Song Meaning
These lyrics sketch a scene steeped in memory and a quiet yearning. We find the narrator recalling a past exchange of tapes and a record, a moment that feels both significant and ambiguous. The immediate emotional texture is one of wistful reflection, punctuated by a direct, almost desperate, plea for connection.
The central tension here revolves around a profound need for acknowledgment and resolution. The narrator moves from recalling shared domestic moments like "Discount meals are warm, dear" to a raw, stuttered question: "But have you heard me / T-t-tonight, T-t-tonight, tonight." This repetition isn't just emphasis; it's a vocal struggle, a palpable urgency to be heard and understood in the present moment, despite the comfort of shared routines.

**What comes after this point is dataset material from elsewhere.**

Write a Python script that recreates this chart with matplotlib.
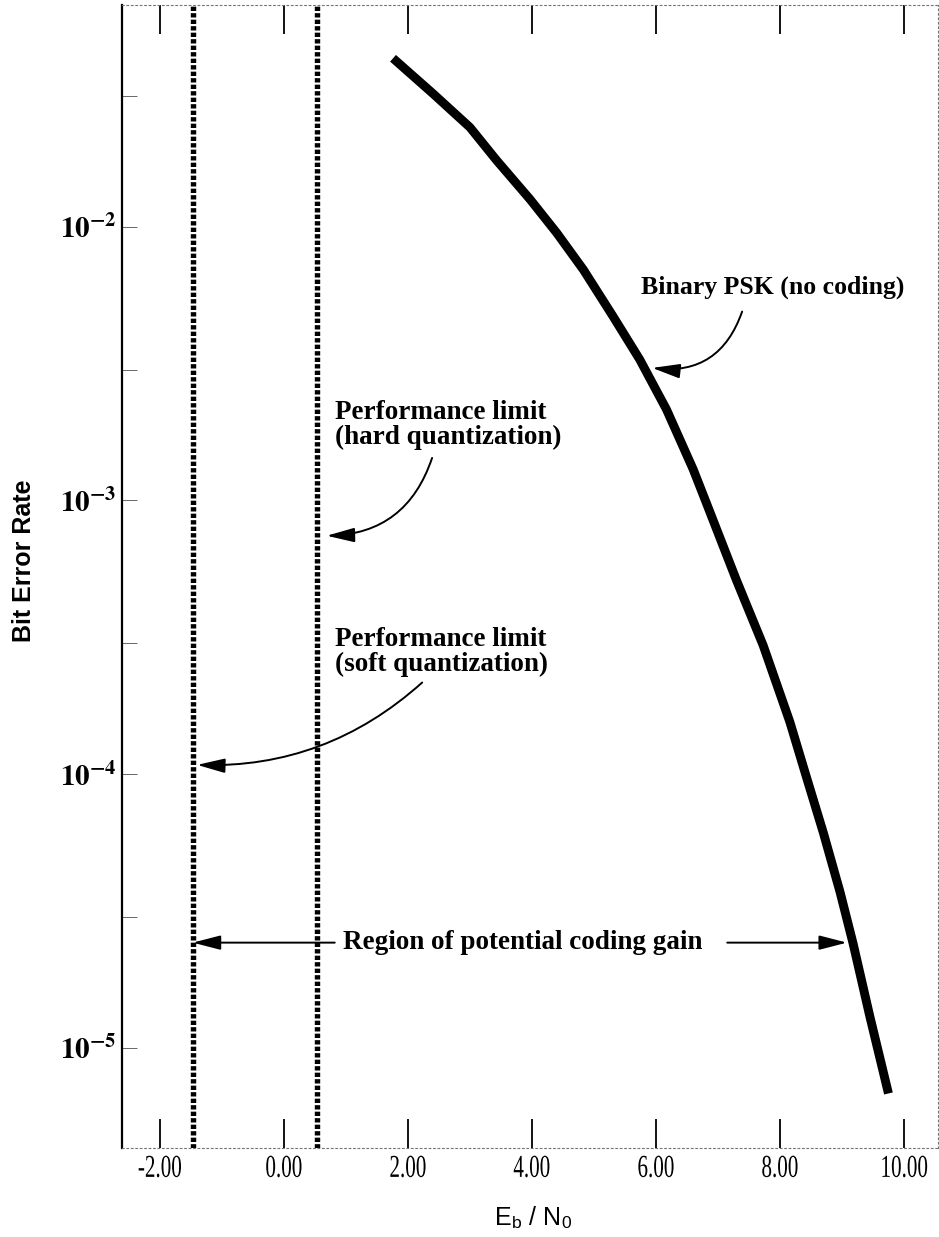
import matplotlib
matplotlib.use("Agg")
import matplotlib.pyplot as plt
from matplotlib import patheffects
from matplotlib.transforms import Affine2D

# Uncoded binary PSK bit error rate versus Eb/N0 (dB)
ebno_db = [1.76, 2.41, 3.00, 3.43, 3.97, 4.40, 4.83, 5.31, 5.74, 6.17,
           6.60, 6.82, 7.30, 7.73, 8.16, 8.43, 8.70, 8.97, 9.18, 9.45, 9.75]
ber_bpsk = [4.13e-2, 3.06e-2, 2.31e-2, 1.75e-2, 1.26e-2, 9.5e-3, 6.97e-3,
            4.7e-3, 3.27e-3, 2.15e-3, 1.30e-3, 9.7e-4, 5.1e-4, 2.95e-4,
            1.55e-4, 9.7e-5, 6.1e-5, 3.7e-5, 2.4e-5, 1.3e-5, 6.8e-6]

# Coding performance limits (dB)
limit_soft_db = -1.47
limit_hard_db = 0.53

x_ticks = [-2, 0, 2, 4, 6, 8, 10]
x_tick_labels = ["-2.00", "0.00", "2.00", "4.00", "6.00", "8.00", "10.00"]
y_major = [1e-2, 1e-3, 1e-4, 1e-5]
y_major_labels = [r"$\mathbf{10^{-2}}$", r"$\mathbf{10^{-3}}$",
                  r"$\mathbf{10^{-4}}$", r"$\mathbf{10^{-5}}$"]
y_minor = [3e-2, 3e-3, 3e-4, 3e-5]

plt.rcParams["mathtext.fontset"] = "stix"


class Condensed(patheffects.AbstractPathEffect):
    """Squeeze glyphs horizontally about their own centre."""

    def __init__(self, sx=0.75):
        super().__init__()
        self.sx = sx

    def draw_path(self, renderer, gc, tpath, affine, rgbFace=None):
        ext = tpath.get_extents()
        cx = 0.5 * (ext.x0 + ext.x1)
        squeeze = Affine2D().translate(-cx, 0).scale(self.sx, 1).translate(cx, 0)
        renderer.draw_path(gc, tpath, squeeze + affine, rgbFace)


fig = plt.figure(figsize=(9.39, 12.37), dpi=100)
ax = fig.add_axes([0.130, 0.072, 0.869, 0.924])
ax.set_yscale("log")
ax.set_xlim(-2.61, 10.55)
ax.set_ylim(4.3e-6, 6.47e-2)

# Performance limits as heavy dotted verticals
for xv in (limit_soft_db, limit_hard_db):
    ax.axvline(xv, color="black", lw=3.9, linestyle=(0, (0.8, 0.4)),
               dash_capstyle="butt", zorder=2)

# BPSK curve
ax.plot(ebno_db, ber_bpsk, color="black", lw=6.4,
        solid_capstyle="butt", solid_joinstyle="round", zorder=3)

# Axes frame
for side in ("top", "bottom", "right"):
    ax.spines[side].set_linestyle((0, (1.5, 2.5)))
    ax.spines[side].set_linewidth(0.8)
    ax.spines[side].set_color("0.45")
ax.spines["left"].set_linewidth(1.6)

# Ticks
ax.set_xticks(x_ticks, labels=x_tick_labels)
ax.tick_params(axis="x", which="major", direction="in", length=21, width=1.3,
               top=True, bottom=True, pad=5, labelsize=23)
for lab in ax.get_xticklabels():
    lab.set_fontfamily("Liberation Serif")
    lab.set_path_effects([Condensed(0.66)])

ax.set_yticks(y_major, labels=y_major_labels)
ax.set_yticks(y_minor, minor=True)
ax.yaxis.set_minor_formatter(plt.NullFormatter())
ax.tick_params(axis="y", which="both", direction="in", length=11, width=0.7,
               color="0.4", left=True, right=False, pad=4, labelsize=21)

# Axis titles
ax.set_ylabel("Bit Error Rate", fontfamily="Liberation Sans", fontweight="bold",
              fontsize=18)
ax.yaxis.set_label_coords(-0.106, 0.514)
fig.text(533 / 939, 1 - 1218 / 1237, r"E$_\mathregular{b}$ / N$_\mathregular{0}$",
         fontfamily="Liberation Sans", fontsize=18, ha="center", va="center")

# Annotations
serif_bold = dict(fontfamily="Liberation Serif", fontweight="bold", color="black")
arrow_style = "-|>,head_length=0.85,head_width=0.22"


def curved_arrow(start, end, rad):
    ax.annotate("", xy=end, xytext=start,
                arrowprops=dict(arrowstyle=arrow_style, color="black", lw=1.4,
                                mutation_scale=20, shrinkA=0, shrinkB=0,
                                connectionstyle=f"arc3,rad={rad}"),
                zorder=4)


ax.text(7.89, 6.0e-3, "Binary PSK (no coding)", ha="center", va="center",
        fontsize=18.5, **serif_bold)
curved_arrow((7.39, 4.9e-3), (5.94, 3.05e-3), -0.4)

ax.text(0.82, 1.89e-3, "Performance limit\n(hard quantization)", ha="left",
        va="center", linespacing=1.0, fontsize=19.5, **serif_bold)
curved_arrow((2.39, 1.43e-3), (0.69, 7.43e-4), -0.35)

ax.text(0.82, 2.8e-4, "Performance limit\n(soft quantization)", ha="left",
        va="center", linespacing=1.0, fontsize=19.5, **serif_bold)
curved_arrow((2.23, 2.16e-4), (-1.40, 1.08e-4), -0.2)

ax.text(0.95, 2.42e-5, "Region of potential coding gain", ha="left",
        va="center", fontsize=19.5, **serif_bold)
curved_arrow((0.82, 2.42e-5), (limit_soft_db, 2.42e-5), 0.0)
curved_arrow((7.15, 2.42e-5), (9.08, 2.42e-5), 0.0)

fig.savefig("out.png", dpi=100, facecolor="white")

The craft truly shines in how it juxtaposes the mundane with the monumental. Consider the image of "Narrow driveways holding words that rescue me," a striking visual that suggests confined spaces can contain immense emotional power. This leads directly to the unvarnished truth: "You can say it / I need apologies." This shift from evocative imagery to a blunt demand for specific words is incredibly effective, laying bare the core emotional wound.
What makes these lyrics resonate is their honest portrayal of unresolved longing. The recurring refrain, "Sing in the sunshine," acts as a poignant counterpoint, perhaps a memory of happier times or a forced optimism against the backdrop of unaddressed pain. The subtle shift from "have you heard me" to "I can hear you" in the later verses suggests a complex, possibly one-sided, communication dynamic, where the narrator is listening, but their own plea for an apology still hangs in the air.